→ **Raw data**
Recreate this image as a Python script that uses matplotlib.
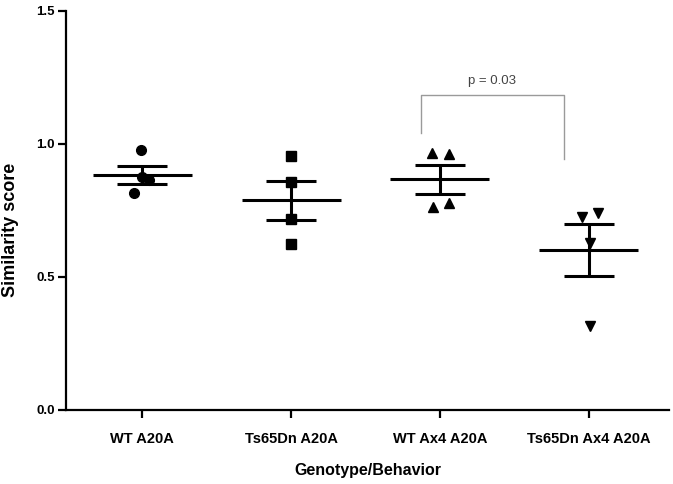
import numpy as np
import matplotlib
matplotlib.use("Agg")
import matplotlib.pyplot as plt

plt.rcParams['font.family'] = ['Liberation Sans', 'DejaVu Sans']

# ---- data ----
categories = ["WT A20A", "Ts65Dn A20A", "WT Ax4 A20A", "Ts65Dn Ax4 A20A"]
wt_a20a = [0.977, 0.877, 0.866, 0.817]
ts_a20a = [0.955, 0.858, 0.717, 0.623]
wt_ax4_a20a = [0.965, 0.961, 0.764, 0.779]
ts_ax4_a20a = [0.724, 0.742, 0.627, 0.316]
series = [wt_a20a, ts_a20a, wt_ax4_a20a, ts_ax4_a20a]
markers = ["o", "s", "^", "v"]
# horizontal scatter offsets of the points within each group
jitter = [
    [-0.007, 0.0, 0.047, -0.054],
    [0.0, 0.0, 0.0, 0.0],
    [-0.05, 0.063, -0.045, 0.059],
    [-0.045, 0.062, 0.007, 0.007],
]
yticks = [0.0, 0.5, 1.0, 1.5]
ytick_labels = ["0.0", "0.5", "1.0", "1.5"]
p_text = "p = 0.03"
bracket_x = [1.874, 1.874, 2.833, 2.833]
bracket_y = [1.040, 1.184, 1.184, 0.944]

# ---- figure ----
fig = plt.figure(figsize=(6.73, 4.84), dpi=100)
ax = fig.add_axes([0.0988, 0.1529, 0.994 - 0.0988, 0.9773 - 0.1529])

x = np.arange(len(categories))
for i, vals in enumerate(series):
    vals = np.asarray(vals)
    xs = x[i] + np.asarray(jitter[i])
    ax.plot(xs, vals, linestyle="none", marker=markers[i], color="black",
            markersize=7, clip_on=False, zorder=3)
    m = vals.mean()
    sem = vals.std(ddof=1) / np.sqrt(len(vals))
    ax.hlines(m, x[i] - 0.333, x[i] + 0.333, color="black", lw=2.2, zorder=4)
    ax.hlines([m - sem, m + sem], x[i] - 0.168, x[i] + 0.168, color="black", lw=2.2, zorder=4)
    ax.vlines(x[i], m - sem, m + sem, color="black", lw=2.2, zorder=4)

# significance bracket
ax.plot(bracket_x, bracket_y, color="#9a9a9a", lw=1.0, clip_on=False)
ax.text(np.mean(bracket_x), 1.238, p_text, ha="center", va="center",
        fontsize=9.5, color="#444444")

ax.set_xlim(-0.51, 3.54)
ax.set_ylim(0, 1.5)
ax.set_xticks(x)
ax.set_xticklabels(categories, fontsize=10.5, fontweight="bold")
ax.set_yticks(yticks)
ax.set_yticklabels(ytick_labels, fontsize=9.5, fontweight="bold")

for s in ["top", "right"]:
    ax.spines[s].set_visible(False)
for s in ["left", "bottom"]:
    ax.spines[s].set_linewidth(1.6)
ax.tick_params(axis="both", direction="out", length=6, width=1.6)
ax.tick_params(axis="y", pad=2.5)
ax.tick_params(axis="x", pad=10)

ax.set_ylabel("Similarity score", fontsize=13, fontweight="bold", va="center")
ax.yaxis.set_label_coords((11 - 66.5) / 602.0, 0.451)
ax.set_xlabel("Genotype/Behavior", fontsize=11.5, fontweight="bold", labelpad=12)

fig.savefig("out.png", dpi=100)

→ **Task goal**
Return the full material word for word. Do not include the pictures.

→ **Solution for this problem**
Recreate this image as a Python script that uses matplotlib.
import numpy as np
import matplotlib
matplotlib.use("Agg")
import matplotlib.pyplot as plt

plt.rcParams['font.family'] = ['Liberation Sans', 'DejaVu Sans']

# ---- data ----
categories = ["WT A20A", "Ts65Dn A20A", "WT Ax4 A20A", "Ts65Dn Ax4 A20A"]
wt_a20a = [0.977, 0.877, 0.866, 0.817]
ts_a20a = [0.955, 0.858, 0.717, 0.623]
wt_ax4_a20a = [0.965, 0.961, 0.764, 0.779]
ts_ax4_a20a = [0.724, 0.742, 0.627, 0.316]
series = [wt_a20a, ts_a20a, wt_ax4_a20a, ts_ax4_a20a]
markers = ["o", "s", "^", "v"]
# horizontal scatter offsets of the points within each group
jitter = [
    [-0.007, 0.0, 0.047, -0.054],
    [0.0, 0.0, 0.0, 0.0],
    [-0.05, 0.063, -0.045, 0.059],
    [-0.045, 0.062, 0.007, 0.007],
]
yticks = [0.0, 0.5, 1.0, 1.5]
ytick_labels = ["0.0", "0.5", "1.0", "1.5"]
p_text = "p = 0.03"
bracket_x = [1.874, 1.874, 2.833, 2.833]
bracket_y = [1.040, 1.184, 1.184, 0.944]

# ---- figure ----
fig = plt.figure(figsize=(6.73, 4.84), dpi=100)
ax = fig.add_axes([0.0988, 0.1529, 0.994 - 0.0988, 0.9773 - 0.1529])

x = np.arange(len(categories))
for i, vals in enumerate(series):
    vals = np.asarray(vals)
    xs = x[i] + np.asarray(jitter[i])
    ax.plot(xs, vals, linestyle="none", marker=markers[i], color="black",
            markersize=7, clip_on=False, zorder=3)
    m = vals.mean()
    sem = vals.std(ddof=1) / np.sqrt(len(vals))
    ax.hlines(m, x[i] - 0.333, x[i] + 0.333, color="black", lw=2.2, zorder=4)
    ax.hlines([m - sem, m + sem], x[i] - 0.168, x[i] + 0.168, color="black", lw=2.2, zorder=4)
    ax.vlines(x[i], m - sem, m + sem, color="black", lw=2.2, zorder=4)

# significance bracket
ax.plot(bracket_x, bracket_y, color="#9a9a9a", lw=1.0, clip_on=False)
ax.text(np.mean(bracket_x), 1.238, p_text, ha="center", va="center",
        fontsize=9.5, color="#444444")

ax.set_xlim(-0.51, 3.54)
ax.set_ylim(0, 1.5)
ax.set_xticks(x)
ax.set_xticklabels(categories, fontsize=10.5, fontweight="bold")
ax.set_yticks(yticks)
ax.set_yticklabels(ytick_labels, fontsize=9.5, fontweight="bold")

for s in ["top", "right"]:
    ax.spines[s].set_visible(False)
for s in ["left", "bottom"]:
    ax.spines[s].set_linewidth(1.6)
ax.tick_params(axis="both", direction="out", length=6, width=1.6)
ax.tick_params(axis="y", pad=2.5)
ax.tick_params(axis="x", pad=10)

ax.set_ylabel("Similarity score", fontsize=13, fontweight="bold", va="center")
ax.yaxis.set_label_coords((11 - 66.5) / 602.0, 0.451)
ax.set_xlabel("Genotype/Behavior", fontsize=11.5, fontweight="bold", labelpad=12)

fig.savefig("out.png", dpi=100)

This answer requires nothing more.